Should presidents give more credit to speech writers?

As I watched President Donald Trump deliver his address to Congress on Tuesday, my mind often flashed back to President John F. Kennedy’s inaugural address in January 1961.

What happened in the wake of that address would forever change the way I think about the character of the nation’s political leaders.

I will never forget my initial favorable reaction to Kennedy delivering lines that included “the torch has been passed to a new generation of Americans” and “ask not what your country can do for you; ask what you can do for your country.”

Then 13, I had no doubt Kennedy was a man of great character, a brilliant writer.

Needless to say, when journalists and historians revealed compelling information suggesting that Kennedy aide Theodore Sorensen had written what was memorable in the inaugural address, I was stunned. Sickened.

Kennedy taking credit for someone else’s lines? It even turned out that historian Herbert Parmet uncovered evidence arguing that Sorensen wrote the meat of “Profiles in Courage,” the book for which Kennedy received the Pulitzer Prize as a solo author.

Today, I suspect Kennedy saved his best lines to get Marilyn Monroe and Judith Campbell Exner into bed.

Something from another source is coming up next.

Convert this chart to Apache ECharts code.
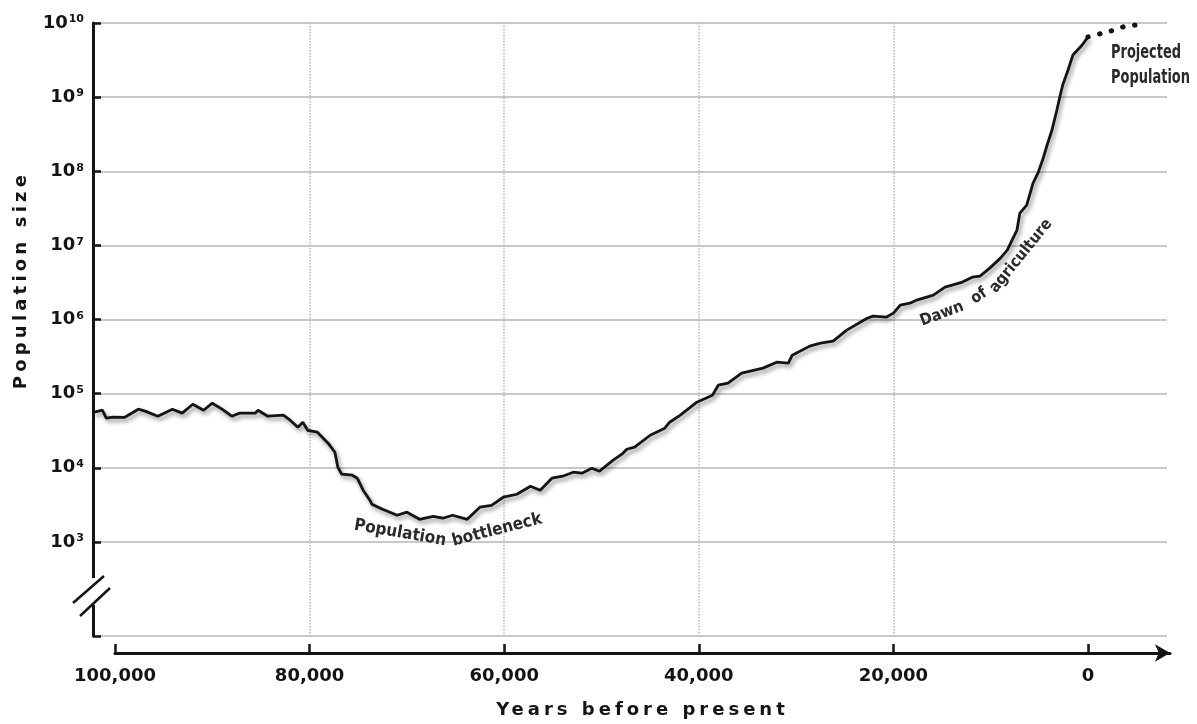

Did Trump write the speech he delivered by teleprompter to Congress? Though White House press secretary Sean Spicer noted that senior advisers had offered suggestions, he said the president wrote solo.

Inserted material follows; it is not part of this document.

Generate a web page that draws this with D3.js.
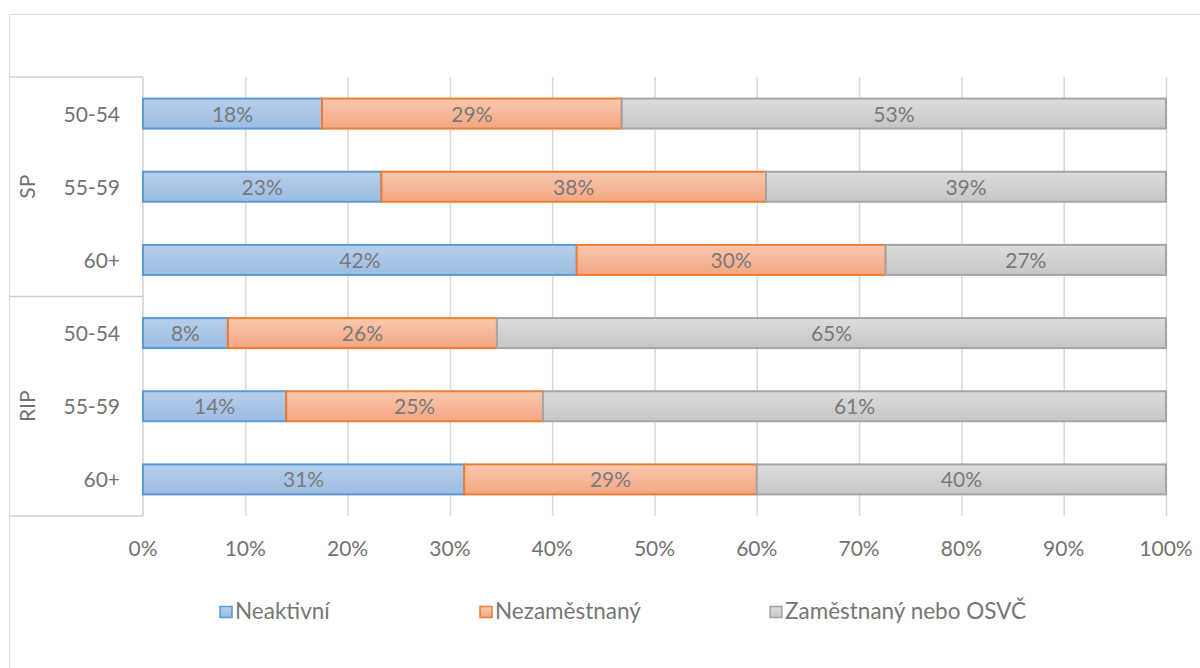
<!DOCTYPE html>
<html>
<head>
<meta charset="utf-8">
<title>Stacked bars</title>
<script src="https://d3js.org/d3.v7.min.js"></script>
<style>
  body { margin: 0; background: #fff; }
  text { font-family: Lato, "Open Sans", sans-serif; }
</style>
</head>
<body>
<div id="chart"></div>
<script>
// data
var groups = ["SP", "SP", "SP", "RIP", "RIP", "RIP"];
var ages = ["50-54", "55-59", "60+", "50-54", "55-59", "60+"];
var seriesNames = ["Neaktivní", "Nezaměstnaný", "Zaměstnaný nebo OSVČ"];
var neaktivni = [17.5, 23.3, 42.4, 8.3, 14.0, 31.4];
var nezamestnany = [29.3, 37.6, 30.2, 26.3, 25.1, 28.6];
var zamestnany = [53.2, 39.1, 27.4, 65.4, 60.9, 40.0];
var xTicks = [0, 10, 20, 30, 40, 50, 60, 70, 80, 90, 100];

var W = 1200, H = 668;
var pLeft = 143, pRight = 1166, pTop = 77, pBottom = 516;

var svg = d3.select("#chart").append("svg")
    .attr("width", W).attr("height", H);

// gradients
var fills = [
    { id: "gBlue", c1: "#b7cfeb", c2: "#9bbce3", stroke: "#5b9bd5" },
    { id: "gOrange", c1: "#f9c8ae", c2: "#f4a682", stroke: "#ed7d31" },
    { id: "gGray", c1: "#dcdcdc", c2: "#c6c6c6", stroke: "#a5a5a5" }
];
var defs = svg.append("defs");
fills.forEach(function(f) {
    var g = defs.append("linearGradient").attr("id", f.id)
        .attr("x1", 0).attr("y1", 0).attr("x2", 0).attr("y2", 1);
    g.append("stop").attr("offset", "0%").attr("stop-color", f.c1);
    g.append("stop").attr("offset", "100%").attr("stop-color", f.c2);
});

// outer chart frame
svg.append("rect").attr("x", 9.5).attr("y", 14.5)
    .attr("width", W + 20).attr("height", H + 20)
    .attr("fill", "none").attr("stroke", "#d9d9d9");

var x = d3.scaleLinear().domain([0, 100]).range([pLeft, pRight]);
var y = d3.scaleBand().domain(d3.range(ages.length)).range([pTop, pBottom])
    .paddingInner(0.59).paddingOuter(0.295);

// gridlines
svg.append("g").selectAll("line").data(xTicks.slice(1)).enter().append("line")
    .attr("x1", function(d) { return x(d) + 0.5; })
    .attr("x2", function(d) { return x(d) + 0.5; })
    .attr("y1", pTop).attr("y2", pBottom)
    .attr("stroke", "#d9d9d9").attr("stroke-width", 1.5);

// tick labels
svg.append("g").selectAll("text").data(xTicks).enter().append("text")
    .attr("x", function(d) { return x(d); })
    .attr("y", 556)
    .attr("text-anchor", "middle")
    .attr("font-size", 21).attr("fill", "#727272")
    .text(function(d) { return d + "%"; });

// category table lines
var tbl = svg.append("g").attr("stroke", "#d0d0d0").attr("stroke-width", 1.5);
var groupEdges = [pTop, (pTop + pBottom) / 2, pBottom];
groupEdges.forEach(function(yy) {
    tbl.append("line").attr("x1", 9).attr("x2", pLeft).attr("y1", yy).attr("y2", yy);
});
tbl.append("line").attr("x1", pLeft).attr("x2", pLeft).attr("y1", pTop).attr("y2", pBottom);

// stacked data
var rows = ages.map(function(a, i) {
    return [neaktivni[i], nezamestnany[i], zamestnany[i]];
});

var barG = svg.append("g");
rows.forEach(function(vals, i) {
    var cum = 0;
    vals.forEach(function(v, j) {
        var x0 = x(cum), x1 = x(cum + v);
        cum += v;
        barG.append("rect")
            .attr("x", x0).attr("y", y(i))
            .attr("width", x1 - x0).attr("height", y.bandwidth())
            .attr("fill", "url(#" + fills[j].id + ")")
            .attr("stroke", fills[j].stroke).attr("stroke-width", 2);
        barG.append("text")
            .attr("x", (x0 + x1) / 2).attr("y", y(i) + y.bandwidth() / 2 + 8)
            .attr("text-anchor", "middle")
            .attr("font-size", 21).attr("fill", "#7a7a7a")
            .text(Math.round(v) + "%");
    });
});

// category labels
svg.append("g").selectAll("text").data(ages).enter().append("text")
    .attr("x", 120)
    .attr("y", function(d, i) { return y(i) + y.bandwidth() / 2 + 8; })
    .attr("text-anchor", "end")
    .attr("font-size", 21).attr("fill", "#727272")
    .text(function(d) { return d; });

// group labels
var groupNames = ["SP", "RIP"];
groupNames.forEach(function(g) {
    var idx = groups.map(function(d, i) { return d === g ? i : -1; })
        .filter(function(i) { return i >= 0; });
    var cy = (y(idx[0]) + y(idx[idx.length - 1]) + y.bandwidth()) / 2;
    svg.append("text")
        .attr("transform", "translate(35," + cy + ") rotate(-90)")
        .attr("text-anchor", "middle")
        .attr("font-size", 21).attr("fill", "#727272")
        .text(g);
});

// legend
var legX = [219, 479, 769];
var leg = svg.append("g");
seriesNames.forEach(function(s, j) {
    leg.append("rect").attr("x", legX[j] + 1).attr("y", 606.5)
        .attr("width", 12).attr("height", 11)
        .attr("fill", "url(#" + fills[j].id + ")")
        .attr("stroke", fills[j].stroke).attr("stroke-width", 1.5);
    leg.append("text").attr("x", legX[j] + 16).attr("y", 619)
        .attr("font-size", 22.5).attr("fill", "#767676")
        .text(s);
});
</script>
</body>
</html>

While the degree of help on his speech will no doubt be judged by historians, what’s clear now is President Trump’s speech was far different in tone and style from his others.

As Americans, we want to believe that our leaders are exceptional and that the soaring words are their own. But most today don’t expect presidents to write all of their speeches. People believe they’re too busy, even as they’re regularly spotted playing golf.

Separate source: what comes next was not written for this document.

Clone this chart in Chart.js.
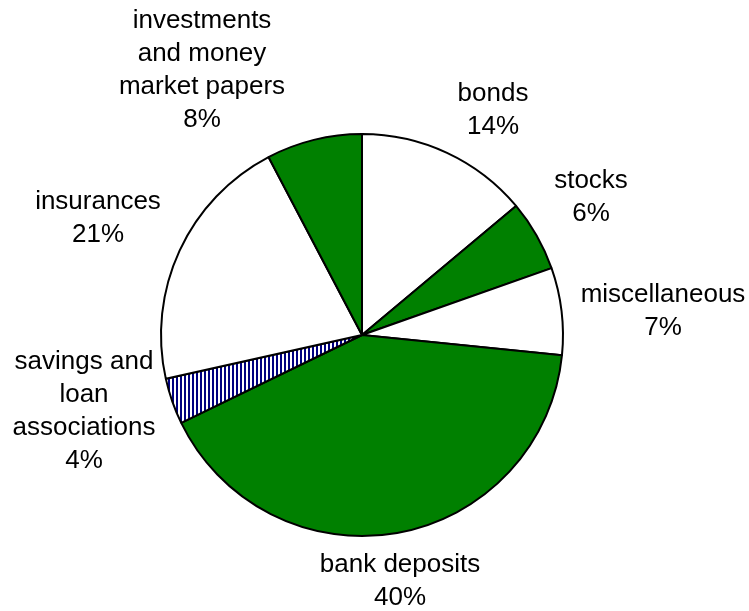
<!DOCTYPE html>
<html>
<head>
<meta charset="utf-8">
<script src="https://cdn.jsdelivr.net/npm/chart.js@4"></script>
<style>
  html, body { margin: 0; padding: 0; background: #ffffff; }
  #wrap { width: 749px; height: 611px; }
</style>
</head>
<body>
<div id="wrap"><canvas id="pieChart" width="749" height="611"></canvas></div>
<script>
// Dados do gráfico (sentido horário a partir do topo)
const categories = ['bonds', 'stocks', 'miscellaneous', 'bank deposits', 'savings and loan associations', 'insurances', 'investments and money market papers'];
// Tamanho das fatias, medido pelos ângulos da figura
const shares = [13.9, 5.7, 7.0, 41.2, 3.7, 20.8, 7.7];
// Percentuais impressos nos rótulos
const printedPct = ['14%', '6%', '7%', '40%', '4%', '21%', '8%'];
// Linhas de texto de cada rótulo
const labelLines = [
    ['bonds'],
    ['stocks'],
    ['miscellaneous'],
    ['bank deposits'],
    ['savings and', 'loan', 'associations'],
    ['insurances'],
    ['investments', 'and money', 'market papers']
];

// Padrão hachurado (listras verticais azul-marinho)
function makeStripes() {
    const c = document.createElement('canvas');
    c.width = 4;
    c.height = 4;
    const g = c.getContext('2d');
    g.fillStyle = '#ffffff';
    g.fillRect(0, 0, 4, 4);
    g.fillStyle = '#000080';
    g.fillRect(0, 0, 2, 4);
    return g.createPattern(c, 'repeat');
}

const stripes = makeStripes();
const fills = ['#ffffff', '#008000', '#ffffff', '#008000', stripes, '#ffffff', '#008000'];

// Posição do centro e da primeira linha de base de cada rótulo
const labelPos = [
    { x: 493, y: 101 },
    { x: 591, y: 188 },
    { x: 663, y: 302 },
    { x: 400, y: 572 },
    { x: 84, y: 369 },
    { x: 98, y: 209 },
    { x: 202, y: 28 }
];

const outsideLabels = {
    id: 'outsideLabels',
    afterDraw(chart) {
        const ctx = chart.ctx;
        ctx.save();
        ctx.fillStyle = '#000000';
        ctx.font = '26px "Liberation Sans", Arial, sans-serif';
        ctx.textAlign = 'center';
        ctx.textBaseline = 'alphabetic';
        labelLines.forEach((lines, i) => {
            const all = lines.concat([printedPct[i]]);
            all.forEach((txt, j) => {
                ctx.fillText(txt, labelPos[i].x, labelPos[i].y + j * 33);
            });
        });
        ctx.restore();
    }
};

const ctx = document.getElementById('pieChart');
new Chart(ctx, {
    type: 'pie',
    data: {
        labels: categories,
        datasets: [{
            data: shares,
            backgroundColor: fills,
            borderColor: '#000000',
            borderWidth: 2,
            borderAlign: 'center'
        }]
    },
    options: {
        responsive: false,
        animation: false,
        layout: {
            padding: { left: 160, right: 185, top: 133, bottom: 74 }
        },
        plugins: {
            legend: { display: false },
            tooltip: { enabled: false }
        }
    },
    plugins: [outsideLabels]
});
</script>
</body>
</html>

Still, those who do care about authorship debate what the definition of “write” is.

Both John Tuman, the chair of UNLV’s political science department, and his brother Joe Tuman, a professor of speech communication at San Francisco State University, say contemporary presidents often give speechwriters or advisers a framework of ideas upon which they write an address.

The brothers say politicians then generally add to or subtract from drafts during editing.

“Then the president is responsible for and accountable for what he says,” Joe Tuman said. “They become his words.”

They shouldn’t.

For instance, it was the speech Peggy Noonan wrote for President Ronald Reagan after the Challenger space shuttle exploded — “The future doesn’t belong to the fainthearted; it belongs to the brave. The Challenger crew was pulling us into the future, and we’ll continue to follow them” — that moved us. Yes, it was delivered with the polish of the Great Communicator, but Noonan’s message struck just the right chord.

What David McGrath, a Florida Southwestern State College academic, says about political speech writing makes sense:

“We frown on and legally prohibit plagiarism in publishing, journalism and academia, but we make an exception, inexplicably, for politics.”

It shouldn’t be standard practice to deliver a speech and leave someone else’s work without acknowledgement.

If a politician is helped writing, there’s no reason historians must dig it out later. Signal it in the talk:

“With the help of my fine wordsmith staffers John and Sue Doe, I’m able to share these observations with you today.”

Giving credit where credit is due says a lot about character.